◆ **Task**: Reproduce the material that follows, please, but only from its first line to the line containing "fig = go.Figure()", inclusive.

◆ **Source data**:
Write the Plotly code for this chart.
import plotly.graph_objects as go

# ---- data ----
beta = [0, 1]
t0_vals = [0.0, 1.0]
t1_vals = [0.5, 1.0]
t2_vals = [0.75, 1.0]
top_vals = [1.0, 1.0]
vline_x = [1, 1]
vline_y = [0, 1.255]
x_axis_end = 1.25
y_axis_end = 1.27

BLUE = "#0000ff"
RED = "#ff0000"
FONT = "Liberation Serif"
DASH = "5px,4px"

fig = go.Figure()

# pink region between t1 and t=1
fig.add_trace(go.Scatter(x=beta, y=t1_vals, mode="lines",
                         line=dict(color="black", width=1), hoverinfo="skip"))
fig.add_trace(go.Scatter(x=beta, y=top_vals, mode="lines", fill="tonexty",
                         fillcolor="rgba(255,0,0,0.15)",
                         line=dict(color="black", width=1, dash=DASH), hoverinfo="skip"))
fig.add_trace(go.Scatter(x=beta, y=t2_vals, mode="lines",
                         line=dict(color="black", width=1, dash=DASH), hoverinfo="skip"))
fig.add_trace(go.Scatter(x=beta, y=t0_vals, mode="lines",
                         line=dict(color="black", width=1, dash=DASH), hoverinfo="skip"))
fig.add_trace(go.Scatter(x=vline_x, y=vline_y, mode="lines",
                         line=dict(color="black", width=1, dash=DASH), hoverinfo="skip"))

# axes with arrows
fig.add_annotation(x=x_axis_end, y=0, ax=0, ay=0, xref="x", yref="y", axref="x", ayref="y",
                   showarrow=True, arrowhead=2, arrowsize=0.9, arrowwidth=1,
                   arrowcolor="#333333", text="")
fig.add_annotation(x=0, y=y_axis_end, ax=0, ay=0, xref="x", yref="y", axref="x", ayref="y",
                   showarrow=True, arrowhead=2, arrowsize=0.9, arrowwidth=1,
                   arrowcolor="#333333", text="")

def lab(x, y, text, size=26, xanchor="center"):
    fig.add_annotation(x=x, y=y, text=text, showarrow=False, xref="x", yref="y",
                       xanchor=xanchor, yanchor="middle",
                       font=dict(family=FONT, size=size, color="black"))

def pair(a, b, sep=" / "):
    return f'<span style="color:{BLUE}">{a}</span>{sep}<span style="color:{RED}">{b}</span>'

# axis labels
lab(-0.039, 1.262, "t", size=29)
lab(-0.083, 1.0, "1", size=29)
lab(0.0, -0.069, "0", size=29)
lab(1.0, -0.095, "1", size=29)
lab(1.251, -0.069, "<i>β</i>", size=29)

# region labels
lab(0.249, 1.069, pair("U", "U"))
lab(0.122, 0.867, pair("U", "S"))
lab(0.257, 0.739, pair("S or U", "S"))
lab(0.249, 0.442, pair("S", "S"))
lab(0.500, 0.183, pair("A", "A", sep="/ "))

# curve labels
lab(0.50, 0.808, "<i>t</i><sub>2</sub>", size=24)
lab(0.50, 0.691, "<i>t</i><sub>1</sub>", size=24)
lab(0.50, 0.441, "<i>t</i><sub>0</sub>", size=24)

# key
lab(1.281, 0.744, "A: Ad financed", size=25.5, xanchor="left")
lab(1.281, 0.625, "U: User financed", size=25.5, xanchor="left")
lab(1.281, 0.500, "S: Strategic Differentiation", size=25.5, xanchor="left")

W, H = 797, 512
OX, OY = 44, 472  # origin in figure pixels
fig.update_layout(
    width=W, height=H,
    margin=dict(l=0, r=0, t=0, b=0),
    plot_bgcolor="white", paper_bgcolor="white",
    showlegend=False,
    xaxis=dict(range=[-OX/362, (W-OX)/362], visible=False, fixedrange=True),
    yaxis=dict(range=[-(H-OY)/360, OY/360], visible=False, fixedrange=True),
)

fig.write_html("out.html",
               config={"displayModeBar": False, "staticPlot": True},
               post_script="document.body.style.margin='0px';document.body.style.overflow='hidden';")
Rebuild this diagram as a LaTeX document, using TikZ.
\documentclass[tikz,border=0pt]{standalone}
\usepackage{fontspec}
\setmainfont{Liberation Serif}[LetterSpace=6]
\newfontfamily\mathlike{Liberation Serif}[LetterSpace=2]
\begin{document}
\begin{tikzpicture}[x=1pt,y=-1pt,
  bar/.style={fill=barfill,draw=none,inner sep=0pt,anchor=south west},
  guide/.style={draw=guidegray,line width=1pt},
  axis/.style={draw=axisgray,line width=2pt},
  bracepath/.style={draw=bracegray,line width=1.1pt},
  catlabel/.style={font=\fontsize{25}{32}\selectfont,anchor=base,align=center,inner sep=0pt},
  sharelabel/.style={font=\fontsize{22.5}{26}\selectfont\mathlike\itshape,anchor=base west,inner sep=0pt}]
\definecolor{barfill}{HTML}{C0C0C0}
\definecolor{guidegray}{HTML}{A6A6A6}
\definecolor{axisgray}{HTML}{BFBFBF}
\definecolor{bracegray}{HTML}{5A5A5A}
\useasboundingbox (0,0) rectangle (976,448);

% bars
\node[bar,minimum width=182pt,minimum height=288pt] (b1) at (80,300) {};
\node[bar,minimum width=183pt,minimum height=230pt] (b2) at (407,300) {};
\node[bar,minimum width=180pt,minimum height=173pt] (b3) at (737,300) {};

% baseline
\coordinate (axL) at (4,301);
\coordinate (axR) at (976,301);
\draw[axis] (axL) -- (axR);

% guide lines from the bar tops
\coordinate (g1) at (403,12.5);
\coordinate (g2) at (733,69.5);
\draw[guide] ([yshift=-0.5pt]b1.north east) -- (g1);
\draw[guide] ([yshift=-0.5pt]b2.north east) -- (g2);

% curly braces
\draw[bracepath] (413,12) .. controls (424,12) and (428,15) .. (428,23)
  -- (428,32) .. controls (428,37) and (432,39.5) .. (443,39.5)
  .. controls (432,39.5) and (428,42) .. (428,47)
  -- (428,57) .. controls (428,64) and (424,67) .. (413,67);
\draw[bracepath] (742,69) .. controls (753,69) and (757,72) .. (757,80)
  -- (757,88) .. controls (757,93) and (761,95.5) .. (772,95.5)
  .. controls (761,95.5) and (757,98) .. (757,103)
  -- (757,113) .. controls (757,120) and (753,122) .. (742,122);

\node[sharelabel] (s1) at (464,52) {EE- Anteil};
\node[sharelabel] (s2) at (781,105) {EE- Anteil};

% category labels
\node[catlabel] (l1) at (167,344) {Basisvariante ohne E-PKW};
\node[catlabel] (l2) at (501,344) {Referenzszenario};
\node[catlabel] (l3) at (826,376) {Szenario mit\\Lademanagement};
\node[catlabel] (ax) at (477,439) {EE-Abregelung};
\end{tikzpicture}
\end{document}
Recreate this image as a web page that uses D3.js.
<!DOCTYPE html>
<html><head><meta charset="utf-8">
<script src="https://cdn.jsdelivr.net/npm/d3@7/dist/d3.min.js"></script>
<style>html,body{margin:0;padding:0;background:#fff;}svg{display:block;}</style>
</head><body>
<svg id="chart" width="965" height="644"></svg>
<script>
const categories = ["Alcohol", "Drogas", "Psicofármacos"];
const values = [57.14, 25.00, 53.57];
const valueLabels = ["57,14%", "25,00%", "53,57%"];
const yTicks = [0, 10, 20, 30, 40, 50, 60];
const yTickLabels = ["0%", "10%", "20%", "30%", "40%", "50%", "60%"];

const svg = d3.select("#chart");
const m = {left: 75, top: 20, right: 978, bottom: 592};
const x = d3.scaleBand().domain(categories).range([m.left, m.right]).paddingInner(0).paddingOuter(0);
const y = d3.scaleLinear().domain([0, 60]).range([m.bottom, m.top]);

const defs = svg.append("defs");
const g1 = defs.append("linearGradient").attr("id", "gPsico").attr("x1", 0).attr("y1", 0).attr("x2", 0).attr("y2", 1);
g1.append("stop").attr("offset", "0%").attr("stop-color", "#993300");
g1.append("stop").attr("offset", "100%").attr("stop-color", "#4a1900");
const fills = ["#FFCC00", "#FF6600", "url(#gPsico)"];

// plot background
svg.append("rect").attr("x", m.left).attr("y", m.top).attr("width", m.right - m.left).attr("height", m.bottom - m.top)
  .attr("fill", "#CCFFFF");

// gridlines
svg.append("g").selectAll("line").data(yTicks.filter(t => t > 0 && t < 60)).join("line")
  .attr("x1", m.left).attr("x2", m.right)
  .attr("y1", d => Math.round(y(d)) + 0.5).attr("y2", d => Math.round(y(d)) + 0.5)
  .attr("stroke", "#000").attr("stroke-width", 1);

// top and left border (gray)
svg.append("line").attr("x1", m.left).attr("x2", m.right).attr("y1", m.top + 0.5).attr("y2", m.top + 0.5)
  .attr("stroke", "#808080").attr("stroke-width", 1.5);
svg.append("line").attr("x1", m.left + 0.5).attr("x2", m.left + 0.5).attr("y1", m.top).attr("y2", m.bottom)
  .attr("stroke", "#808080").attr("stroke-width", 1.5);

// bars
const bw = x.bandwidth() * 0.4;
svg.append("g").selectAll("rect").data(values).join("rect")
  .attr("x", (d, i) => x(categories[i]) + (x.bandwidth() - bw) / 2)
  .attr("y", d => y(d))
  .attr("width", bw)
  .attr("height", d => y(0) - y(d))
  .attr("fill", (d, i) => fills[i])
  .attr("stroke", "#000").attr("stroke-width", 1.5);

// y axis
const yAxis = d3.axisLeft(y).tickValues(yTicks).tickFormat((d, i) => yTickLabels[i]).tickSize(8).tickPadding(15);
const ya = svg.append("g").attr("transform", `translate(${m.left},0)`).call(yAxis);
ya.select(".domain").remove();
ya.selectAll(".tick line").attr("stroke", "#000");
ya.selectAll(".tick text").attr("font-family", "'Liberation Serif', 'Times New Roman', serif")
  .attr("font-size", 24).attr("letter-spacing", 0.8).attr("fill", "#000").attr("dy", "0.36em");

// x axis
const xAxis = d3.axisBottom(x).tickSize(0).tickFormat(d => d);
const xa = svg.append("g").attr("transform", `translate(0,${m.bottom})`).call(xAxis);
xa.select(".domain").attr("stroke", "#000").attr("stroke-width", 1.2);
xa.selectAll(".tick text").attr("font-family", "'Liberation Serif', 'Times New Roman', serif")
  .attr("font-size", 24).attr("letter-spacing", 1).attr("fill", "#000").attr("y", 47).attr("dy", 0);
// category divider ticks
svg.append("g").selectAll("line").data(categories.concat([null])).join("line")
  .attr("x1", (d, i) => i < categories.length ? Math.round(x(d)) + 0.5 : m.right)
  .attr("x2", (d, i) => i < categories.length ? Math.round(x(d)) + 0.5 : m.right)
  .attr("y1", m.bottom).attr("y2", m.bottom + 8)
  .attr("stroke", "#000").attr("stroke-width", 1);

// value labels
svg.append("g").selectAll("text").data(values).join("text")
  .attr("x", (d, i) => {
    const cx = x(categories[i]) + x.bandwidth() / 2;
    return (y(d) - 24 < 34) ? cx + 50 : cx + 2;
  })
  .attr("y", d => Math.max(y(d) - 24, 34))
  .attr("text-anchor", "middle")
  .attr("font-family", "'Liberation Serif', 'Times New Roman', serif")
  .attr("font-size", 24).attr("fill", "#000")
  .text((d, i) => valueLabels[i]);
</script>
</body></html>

◆ **Full solution**:
Write the Plotly code for this chart.
import plotly.graph_objects as go

# ---- data ----
beta = [0, 1]
t0_vals = [0.0, 1.0]
t1_vals = [0.5, 1.0]
t2_vals = [0.75, 1.0]
top_vals = [1.0, 1.0]
vline_x = [1, 1]
vline_y = [0, 1.255]
x_axis_end = 1.25
y_axis_end = 1.27

BLUE = "#0000ff"
RED = "#ff0000"
FONT = "Liberation Serif"
DASH = "5px,4px"

fig = go.Figure()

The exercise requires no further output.